▸ STATED TASK: Exclude images, then output the remaining data verbatim.

▸ ROWS:
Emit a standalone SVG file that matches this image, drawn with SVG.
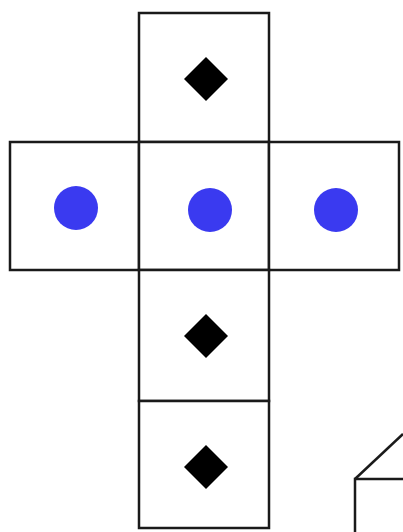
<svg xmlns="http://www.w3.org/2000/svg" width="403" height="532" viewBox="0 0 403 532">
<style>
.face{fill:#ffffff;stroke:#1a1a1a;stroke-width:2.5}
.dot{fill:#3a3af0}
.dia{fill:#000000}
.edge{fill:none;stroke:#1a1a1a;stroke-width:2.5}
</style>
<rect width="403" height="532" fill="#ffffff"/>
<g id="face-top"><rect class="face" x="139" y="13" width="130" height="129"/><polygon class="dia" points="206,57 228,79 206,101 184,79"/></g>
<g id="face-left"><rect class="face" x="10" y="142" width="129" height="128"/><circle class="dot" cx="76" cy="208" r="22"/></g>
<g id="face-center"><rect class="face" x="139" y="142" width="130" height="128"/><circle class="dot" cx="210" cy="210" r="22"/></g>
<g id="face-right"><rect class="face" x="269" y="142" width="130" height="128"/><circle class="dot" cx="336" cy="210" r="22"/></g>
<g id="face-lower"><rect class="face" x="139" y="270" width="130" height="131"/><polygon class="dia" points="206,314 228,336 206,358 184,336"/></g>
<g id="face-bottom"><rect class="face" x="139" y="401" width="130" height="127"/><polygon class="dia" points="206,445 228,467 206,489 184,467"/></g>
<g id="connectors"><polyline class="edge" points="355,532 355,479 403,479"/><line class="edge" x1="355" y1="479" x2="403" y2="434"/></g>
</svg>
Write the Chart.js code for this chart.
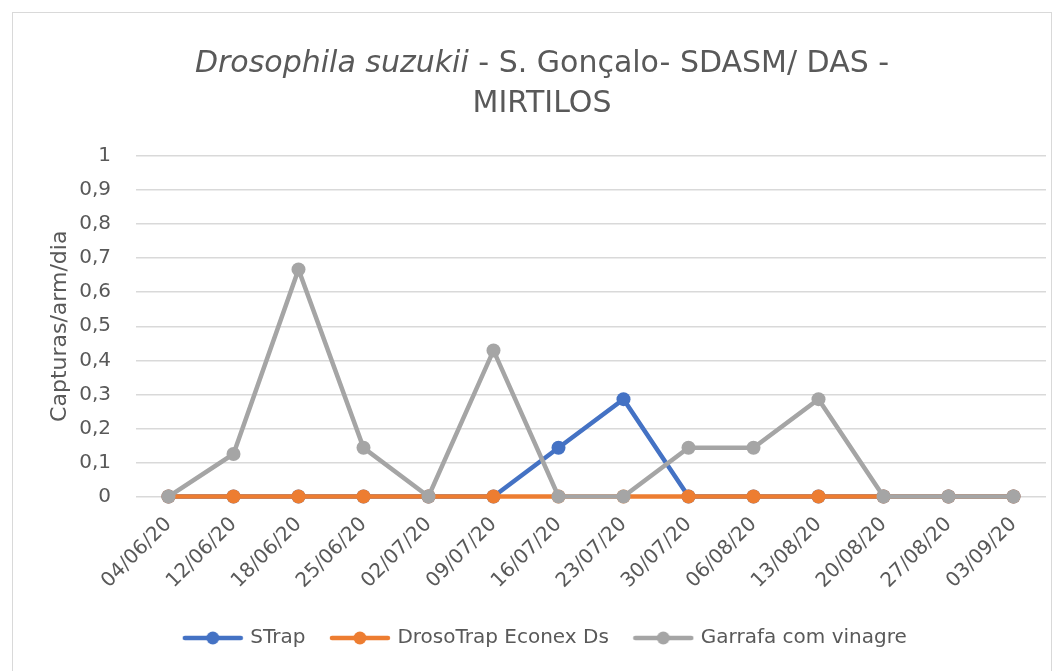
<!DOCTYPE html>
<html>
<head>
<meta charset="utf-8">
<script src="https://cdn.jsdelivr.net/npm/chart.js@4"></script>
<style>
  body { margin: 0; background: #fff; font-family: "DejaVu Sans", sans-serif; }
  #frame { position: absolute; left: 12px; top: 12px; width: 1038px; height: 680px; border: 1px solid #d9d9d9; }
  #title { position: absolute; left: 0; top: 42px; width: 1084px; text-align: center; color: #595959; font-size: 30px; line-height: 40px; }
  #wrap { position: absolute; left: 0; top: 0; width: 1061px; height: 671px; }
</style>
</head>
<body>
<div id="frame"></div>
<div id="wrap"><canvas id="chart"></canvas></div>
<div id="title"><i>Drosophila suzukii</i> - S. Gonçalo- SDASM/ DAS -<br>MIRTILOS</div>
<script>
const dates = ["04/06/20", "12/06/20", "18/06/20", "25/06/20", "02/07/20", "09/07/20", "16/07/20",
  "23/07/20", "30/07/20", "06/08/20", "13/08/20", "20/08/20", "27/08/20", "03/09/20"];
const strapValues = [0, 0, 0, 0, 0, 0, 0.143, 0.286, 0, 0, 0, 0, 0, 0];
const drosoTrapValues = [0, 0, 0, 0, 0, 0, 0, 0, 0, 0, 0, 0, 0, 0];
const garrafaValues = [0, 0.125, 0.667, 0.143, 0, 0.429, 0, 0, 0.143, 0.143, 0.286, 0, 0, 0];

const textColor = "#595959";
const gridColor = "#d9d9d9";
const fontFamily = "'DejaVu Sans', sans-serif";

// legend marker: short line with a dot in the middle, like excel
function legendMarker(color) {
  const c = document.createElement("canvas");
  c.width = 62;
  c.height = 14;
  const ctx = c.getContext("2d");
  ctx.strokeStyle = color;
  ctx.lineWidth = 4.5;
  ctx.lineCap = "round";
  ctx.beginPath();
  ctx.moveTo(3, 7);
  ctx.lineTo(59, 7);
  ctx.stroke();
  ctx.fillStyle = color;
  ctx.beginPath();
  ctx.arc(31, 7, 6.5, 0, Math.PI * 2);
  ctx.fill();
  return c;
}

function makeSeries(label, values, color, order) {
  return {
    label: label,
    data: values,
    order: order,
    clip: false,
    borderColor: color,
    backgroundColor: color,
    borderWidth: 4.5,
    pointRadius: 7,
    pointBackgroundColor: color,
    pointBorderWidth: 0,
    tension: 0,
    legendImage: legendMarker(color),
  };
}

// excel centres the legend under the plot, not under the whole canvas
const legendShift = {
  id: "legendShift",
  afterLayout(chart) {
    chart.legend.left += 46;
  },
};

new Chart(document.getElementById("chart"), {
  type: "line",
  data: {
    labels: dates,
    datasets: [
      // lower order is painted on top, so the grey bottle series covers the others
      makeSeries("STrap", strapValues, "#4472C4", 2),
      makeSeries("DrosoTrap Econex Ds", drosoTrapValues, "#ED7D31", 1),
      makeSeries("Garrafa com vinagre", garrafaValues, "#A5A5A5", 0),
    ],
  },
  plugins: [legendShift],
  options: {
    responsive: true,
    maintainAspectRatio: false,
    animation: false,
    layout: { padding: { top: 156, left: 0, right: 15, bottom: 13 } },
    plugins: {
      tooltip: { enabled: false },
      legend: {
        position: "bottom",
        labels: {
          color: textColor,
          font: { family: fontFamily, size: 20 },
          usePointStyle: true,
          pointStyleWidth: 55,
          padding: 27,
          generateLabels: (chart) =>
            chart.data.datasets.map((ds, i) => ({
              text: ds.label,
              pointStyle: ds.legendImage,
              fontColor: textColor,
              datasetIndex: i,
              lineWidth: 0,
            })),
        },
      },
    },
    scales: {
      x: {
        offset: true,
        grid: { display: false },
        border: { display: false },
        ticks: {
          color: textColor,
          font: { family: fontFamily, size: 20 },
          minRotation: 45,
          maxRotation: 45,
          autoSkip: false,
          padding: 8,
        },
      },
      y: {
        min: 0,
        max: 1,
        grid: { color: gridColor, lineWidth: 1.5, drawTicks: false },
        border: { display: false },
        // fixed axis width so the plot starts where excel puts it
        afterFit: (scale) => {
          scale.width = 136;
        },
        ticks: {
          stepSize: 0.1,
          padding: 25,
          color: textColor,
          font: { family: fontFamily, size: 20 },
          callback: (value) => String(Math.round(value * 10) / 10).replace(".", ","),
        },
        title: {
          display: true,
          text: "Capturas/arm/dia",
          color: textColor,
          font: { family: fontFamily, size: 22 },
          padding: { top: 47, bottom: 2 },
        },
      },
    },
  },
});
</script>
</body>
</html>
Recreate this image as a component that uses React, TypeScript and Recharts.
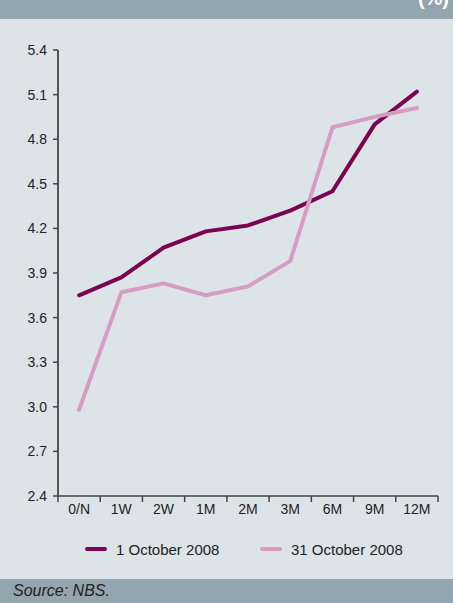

▸ CORRECT RESULT:
Emit a standalone SVG file that matches this image, drawn with SVG.
<svg xmlns="http://www.w3.org/2000/svg" width="403" height="532" viewBox="0 0 403 532">
<style>
.face{fill:#ffffff;stroke:#1a1a1a;stroke-width:2.5}
.dot{fill:#3a3af0}
.dia{fill:#000000}
.edge{fill:none;stroke:#1a1a1a;stroke-width:2.5}
</style>
<rect width="403" height="532" fill="#ffffff"/>
<g id="face-top"><rect class="face" x="139" y="13" width="130" height="129"/><polygon class="dia" points="206,57 228,79 206,101 184,79"/></g>
<g id="face-left"><rect class="face" x="10" y="142" width="129" height="128"/><circle class="dot" cx="76" cy="208" r="22"/></g>
<g id="face-center"><rect class="face" x="139" y="142" width="130" height="128"/><circle class="dot" cx="210" cy="210" r="22"/></g>
<g id="face-right"><rect class="face" x="269" y="142" width="130" height="128"/><circle class="dot" cx="336" cy="210" r="22"/></g>
<g id="face-lower"><rect class="face" x="139" y="270" width="130" height="131"/><polygon class="dia" points="206,314 228,336 206,358 184,336"/></g>
<g id="face-bottom"><rect class="face" x="139" y="401" width="130" height="127"/><polygon class="dia" points="206,445 228,467 206,489 184,467"/></g>
<g id="connectors"><polyline class="edge" points="355,532 355,479 403,479"/><line class="edge" x1="355" y1="479" x2="403" y2="434"/></g>
</svg>
Write the Chart.js code for this chart.
<!DOCTYPE html>
<html>
<head>
<meta charset="utf-8">
<script src="https://cdn.jsdelivr.net/npm/chart.js@4"></script>
<style>
  body { margin: 0; background: #fff; font-family: "DejaVu Sans", sans-serif; }
  #frame { position: absolute; left: 12px; top: 12px; width: 1038px; height: 680px; border: 1px solid #d9d9d9; }
  #title { position: absolute; left: 0; top: 42px; width: 1084px; text-align: center; color: #595959; font-size: 30px; line-height: 40px; }
  #wrap { position: absolute; left: 0; top: 0; width: 1061px; height: 671px; }
</style>
</head>
<body>
<div id="frame"></div>
<div id="wrap"><canvas id="chart"></canvas></div>
<div id="title"><i>Drosophila suzukii</i> - S. Gonçalo- SDASM/ DAS -<br>MIRTILOS</div>
<script>
const dates = ["04/06/20", "12/06/20", "18/06/20", "25/06/20", "02/07/20", "09/07/20", "16/07/20",
  "23/07/20", "30/07/20", "06/08/20", "13/08/20", "20/08/20", "27/08/20", "03/09/20"];
const strapValues = [0, 0, 0, 0, 0, 0, 0.143, 0.286, 0, 0, 0, 0, 0, 0];
const drosoTrapValues = [0, 0, 0, 0, 0, 0, 0, 0, 0, 0, 0, 0, 0, 0];
const garrafaValues = [0, 0.125, 0.667, 0.143, 0, 0.429, 0, 0, 0.143, 0.143, 0.286, 0, 0, 0];

const textColor = "#595959";
const gridColor = "#d9d9d9";
const fontFamily = "'DejaVu Sans', sans-serif";

// legend marker: short line with a dot in the middle, like excel
function legendMarker(color) {
  const c = document.createElement("canvas");
  c.width = 62;
  c.height = 14;
  const ctx = c.getContext("2d");
  ctx.strokeStyle = color;
  ctx.lineWidth = 4.5;
  ctx.lineCap = "round";
  ctx.beginPath();
  ctx.moveTo(3, 7);
  ctx.lineTo(59, 7);
  ctx.stroke();
  ctx.fillStyle = color;
  ctx.beginPath();
  ctx.arc(31, 7, 6.5, 0, Math.PI * 2);
  ctx.fill();
  return c;
}

function makeSeries(label, values, color, order) {
  return {
    label: label,
    data: values,
    order: order,
    clip: false,
    borderColor: color,
    backgroundColor: color,
    borderWidth: 4.5,
    pointRadius: 7,
    pointBackgroundColor: color,
    pointBorderWidth: 0,
    tension: 0,
    legendImage: legendMarker(color),
  };
}

// excel centres the legend under the plot, not under the whole canvas
const legendShift = {
  id: "legendShift",
  afterLayout(chart) {
    chart.legend.left += 46;
  },
};

new Chart(document.getElementById("chart"), {
  type: "line",
  data: {
    labels: dates,
    datasets: [
      // lower order is painted on top, so the grey bottle series covers the others
      makeSeries("STrap", strapValues, "#4472C4", 2),
      makeSeries("DrosoTrap Econex Ds", drosoTrapValues, "#ED7D31", 1),
      makeSeries("Garrafa com vinagre", garrafaValues, "#A5A5A5", 0),
    ],
  },
  plugins: [legendShift],
  options: {
    responsive: true,
    maintainAspectRatio: false,
    animation: false,
    layout: { padding: { top: 156, left: 0, right: 15, bottom: 13 } },
    plugins: {
      tooltip: { enabled: false },
      legend: {
        position: "bottom",
        labels: {
          color: textColor,
          font: { family: fontFamily, size: 20 },
          usePointStyle: true,
          pointStyleWidth: 55,
          padding: 27,
          generateLabels: (chart) =>
            chart.data.datasets.map((ds, i) => ({
              text: ds.label,
              pointStyle: ds.legendImage,
              fontColor: textColor,
              datasetIndex: i,
              lineWidth: 0,
            })),
        },
      },
    },
    scales: {
      x: {
        offset: true,
        grid: { display: false },
        border: { display: false },
        ticks: {
          color: textColor,
          font: { family: fontFamily, size: 20 },
          minRotation: 45,
          maxRotation: 45,
          autoSkip: false,
          padding: 8,
        },
      },
      y: {
        min: 0,
        max: 1,
        grid: { color: gridColor, lineWidth: 1.5, drawTicks: false },
        border: { display: false },
        // fixed axis width so the plot starts where excel puts it
        afterFit: (scale) => {
          scale.width = 136;
        },
        ticks: {
          stepSize: 0.1,
          padding: 25,
          color: textColor,
          font: { family: fontFamily, size: 20 },
          callback: (value) => String(Math.round(value * 10) / 10).replace(".", ","),
        },
        title: {
          display: true,
          text: "Capturas/arm/dia",
          color: textColor,
          font: { family: fontFamily, size: 22 },
          padding: { top: 47, bottom: 2 },
        },
      },
    },
  },
});
</script>
</body>
</html>
Recreate this image as a component that uses React, TypeScript and Recharts.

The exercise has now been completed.